Noam Avram Chomsky was born December 7, 1928, in Philadelphia. Son of a Russian emigrant who was a Hebrew scholar, Chomsky was exposed at a young age to the study of language and principles of grammar. During the 1940s, he began developing socialist political leanings through his encounters with the New York Jewish intellectual community. Chomsky received his Ph.D. from the University of Pennsylvania, where he studied linguistics, mathematics, and philosophy. He conducted much of his research at Harvard University. In 1955, he began teaching at MIT, eventually holding the Ferrari P. Ward Chair of Modern Language and Linguistics.

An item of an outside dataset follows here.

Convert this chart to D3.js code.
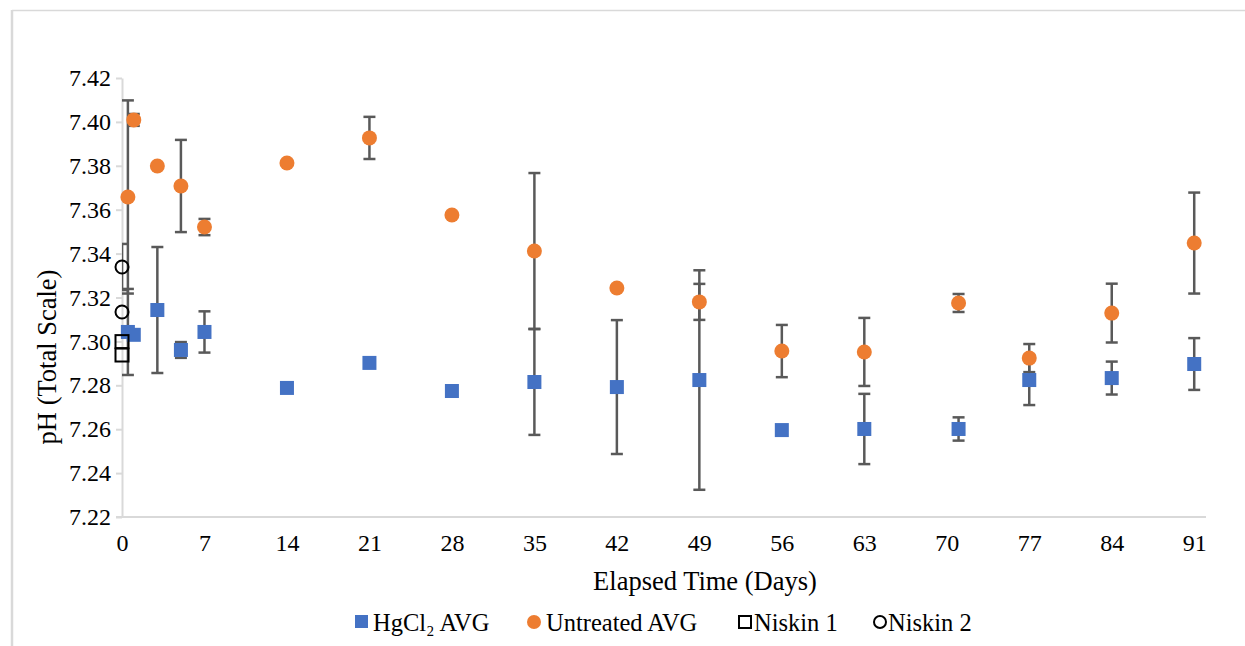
<!DOCTYPE html>
<html>
<head>
    <meta charset="UTF-8">
    <title>pH over elapsed time</title>
    <script src="https://d3js.org/d3.v7.min.js"></script>
    <style>
        body {
            margin: 0;
            background: #fff;
            font-family: "Liberation Serif", "Times New Roman", serif;
        }

        .axis-title {
            font-size: 26.5px;
            fill: #000;
        }

        .legend text {
            font-size: 24.5px;
            fill: #000;
        }

        .err {
            stroke: #595959;
            stroke-width: 2.5px;
        }
    </style>
</head>
<body>
    <div id="chart"></div>

    <script>
        // sampling days (HgCl2 and untreated share the same days)
        const days = [0.5, 1, 3, 5, 7, 14, 21, 28, 35, 42, 49, 56, 63, 71, 77, 84, 91];

        const hgAvg = [7.3043, 7.3030, 7.3143, 7.2961, 7.3043, 7.2788, 7.2902, 7.2774, 7.2815,
                       7.2792, 7.2824, 7.2596, 7.2601, 7.2601, 7.2824, 7.2833, 7.2897];
        const hgErr = [0.0196, 0, 0.0287, 0.0036, 0.0094, 0, 0, 0, 0.0241,
                       0.0305, 0.0500, 0, 0.0160, 0.0053, 0.0114, 0.0075, 0.0118];

        const untreatedAvg = [7.3658, 7.4009, 7.3799, 7.3708, 7.3521, 7.3813, 7.3927, 7.3576, 7.3412,
                              7.3243, 7.3180, 7.2956, 7.2952, 7.3175, 7.2924, 7.3129, 7.3448];
        const untreatedErr = [0.0440, 0.0027, 0, 0.0210, 0.0037, 0.0008, 0.0096, 0, 0.0355,
                              0, 0.0082, 0.0119, 0.0155, 0.0041, 0.0064, 0.0134, 0.0230];

        const niskinDays = [0, 0];
        const niskin1 = [7.2999, 7.2938];
        const niskin2 = [7.3339, 7.3134];
        const niskin2Err = [0.0105, 0];

        const xTicks = [0, 7, 14, 21, 28, 35, 42, 49, 56, 63, 70, 77, 84, 91];
        const yTicks = [7.22, 7.24, 7.26, 7.28, 7.30, 7.32, 7.34, 7.36, 7.38, 7.40, 7.42];

        const width = 1245;
        const height = 646;
        const plot = {left: 122, right: 1206, top: 78, bottom: 517};
        const serif = "'Liberation Serif', 'Times New Roman', serif";

        const svg = d3.select("#chart")
            .append("svg")
            .attr("width", width)
            .attr("height", height);

        // chart frame (only top and left edges are in view)
        svg.append("line")
            .attr("x1", 12).attr("x2", width).attr("y1", 10.5).attr("y2", 10.5)
            .attr("stroke", "#d9d9d9").attr("stroke-width", 1.5);
        svg.append("line")
            .attr("x1", 12).attr("x2", 12).attr("y1", 10).attr("y2", height)
            .attr("stroke", "#d9d9d9").attr("stroke-width", 2.5);

        const x = d3.scaleLinear().domain([0, 92]).range([plot.left, plot.right]);
        const y = d3.scaleLinear().domain([7.22, 7.42]).range([plot.bottom, plot.top]);

        // axes
        const xAxis = svg.append("g")
            .attr("transform", `translate(0,${plot.bottom})`)
            .call(d3.axisBottom(x).tickValues(xTicks).tickSize(0).tickPadding(17)
                .tickFormat(d3.format("d")));
        xAxis.select(".domain").attr("stroke", "#d9d9d9").attr("stroke-width", 2)
            .attr("d", `M${plot.left - 6},0H${plot.right}`);

        const yAxis = svg.append("g")
            .attr("transform", `translate(${plot.left},0)`)
            .call(d3.axisLeft(y).tickValues(yTicks).tickSize(6).tickSizeOuter(0).tickPadding(5)
                .tickFormat(d3.format(".2f")));
        yAxis.select(".domain").attr("stroke", "#d9d9d9").attr("stroke-width", 2);
        yAxis.selectAll(".tick line").attr("stroke", "#d9d9d9").attr("stroke-width", 2);

        svg.selectAll(".tick text")
            .style("font-family", serif)
            .style("font-size", "24px")
            .attr("fill", "#000");

        svg.append("text")
            .attr("class", "axis-title")
            .attr("x", 705)
            .attr("y", 590)
            .attr("text-anchor", "middle")
            .text("Elapsed Time (Days)");

        svg.append("text")
            .attr("class", "axis-title")
            .attr("transform", "translate(56,357) rotate(-90)")
            .attr("text-anchor", "middle")
            .text("pH (Total Scale)");

        // error bars, clipped to the plot area
        svg.append("clipPath").attr("id", "plot-clip")
            .append("rect")
            .attr("x", plot.left).attr("y", plot.top - 40)
            .attr("width", plot.right - plot.left + 20)
            .attr("height", plot.bottom - plot.top + 40);

        const errData = [];
        days.forEach((d, i) => {
            if (hgErr[i] > 0) errData.push({d: d, v: hgAvg[i], e: hgErr[i]});
            if (untreatedErr[i] > 0) errData.push({d: d, v: untreatedAvg[i], e: untreatedErr[i]});
        });
        niskinDays.forEach((d, i) => {
            if (niskin2Err[i] > 0) errData.push({d: d, v: niskin2[i], e: niskin2Err[i]});
        });

        const errG = svg.append("g").attr("clip-path", "url(#plot-clip)");
        const cap = 6;
        errData.forEach(p => {
            const cx = x(p.d);
            const yTop = y(p.v + p.e);
            const yBot = y(p.v - p.e);
            errG.append("line").attr("class", "err")
                .attr("x1", cx).attr("x2", cx).attr("y1", yTop).attr("y2", yBot);
            errG.append("line").attr("class", "err")
                .attr("x1", cx - cap).attr("x2", cx + cap).attr("y1", yTop).attr("y2", yTop);
            errG.append("line").attr("class", "err")
                .attr("x1", cx - cap).attr("x2", cx + cap).attr("y1", yBot).attr("y2", yBot);
        });

        // markers
        const sq = 14;
        svg.append("g").selectAll("rect")
            .data(days)
            .join("rect")
            .attr("x", (d) => x(d) - sq / 2)
            .attr("y", (d, i) => y(hgAvg[i]) - sq / 2)
            .attr("width", sq)
            .attr("height", sq)
            .attr("fill", "#4472c4");

        svg.append("g").selectAll("circle")
            .data(days)
            .join("circle")
            .attr("cx", (d) => x(d))
            .attr("cy", (d, i) => y(untreatedAvg[i]))
            .attr("r", 7.5)
            .attr("fill", "#ed7d31");

        svg.append("g").selectAll("rect")
            .data(niskinDays)
            .join("rect")
            .attr("x", (d) => x(d) - 6.5)
            .attr("y", (d, i) => y(niskin1[i]) - 6.5)
            .attr("width", 13)
            .attr("height", 13)
            .attr("fill", "none")
            .attr("stroke", "#000")
            .attr("stroke-width", 2);

        svg.append("g").selectAll("circle")
            .data(niskinDays)
            .join("circle")
            .attr("cx", (d) => x(d))
            .attr("cy", (d, i) => y(niskin2[i]))
            .attr("r", 6.5)
            .attr("fill", "none")
            .attr("stroke", "#000")
            .attr("stroke-width", 2);

        // legend
        const legendItems = [
            {label: "HgCl₂ AVG", sx: 355, tx: 373, shape: "square-fill"},
            {label: "Untreated AVG", sx: 527, tx: 546, shape: "circle-fill"},
            {label: "Niskin 1", sx: 738, tx: 754, shape: "square"},
            {label: "Niskin 2", sx: 873, tx: 888, shape: "circle"}
        ];
        const ly = 622;
        const legend = svg.append("g").attr("class", "legend");
        legendItems.forEach(item => {
            if (item.shape === "square-fill") {
                legend.append("rect").attr("x", item.sx).attr("y", ly - 7)
                    .attr("width", 13).attr("height", 13).attr("fill", "#4472c4");
            } else if (item.shape === "circle-fill") {
                legend.append("circle").attr("cx", item.sx + 7).attr("cy", ly)
                    .attr("r", 7).attr("fill", "#ed7d31");
            } else if (item.shape === "square") {
                legend.append("rect").attr("x", item.sx + 1).attr("y", ly - 6)
                    .attr("width", 12).attr("height", 12)
                    .attr("fill", "none").attr("stroke", "#000").attr("stroke-width", 2);
            } else {
                legend.append("circle").attr("cx", item.sx + 7).attr("cy", ly)
                    .attr("r", 6).attr("fill", "none").attr("stroke", "#000").attr("stroke-width", 2);
            }
            legend.append("text")
                .attr("x", item.tx)
                .attr("y", ly)
                .attr("dy", "0.35em")
                .text(item.label);
        });
    </script>
</body>
</html>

Today Chomsky is highly regarded as both one of America's most prominent linguists and most notorious social critics and political activists. His academic reputation began with the publication of Syntactic Structures in 1957. Within a decade, he became known as an outspoken intellectual opponent of the Vietnam War. Chomsky has written many books on the links between language, human creativity, and intelligence, including Language and Mind (1967) and Knowledge of Language: Its Nature, Origin, and Use (1985). He also has written dozens of political analyses, including Manufacturing Consent: The Political Economy of the Mass Media (1988), Chronicles of Dissent (1992), and The Prosperous Few and the Restless Many (1993).

Anthony Arnove is the author of Iraq: The Logic of Withdrawal, editor of Iraq Under Siege and The Essential Chomsky, and coauthor, with Howard Zinn, of Voices of a People's History of the United States and Terrorism and War. He is the codirector of The People Speak with Chris Moore and Howard Zinn.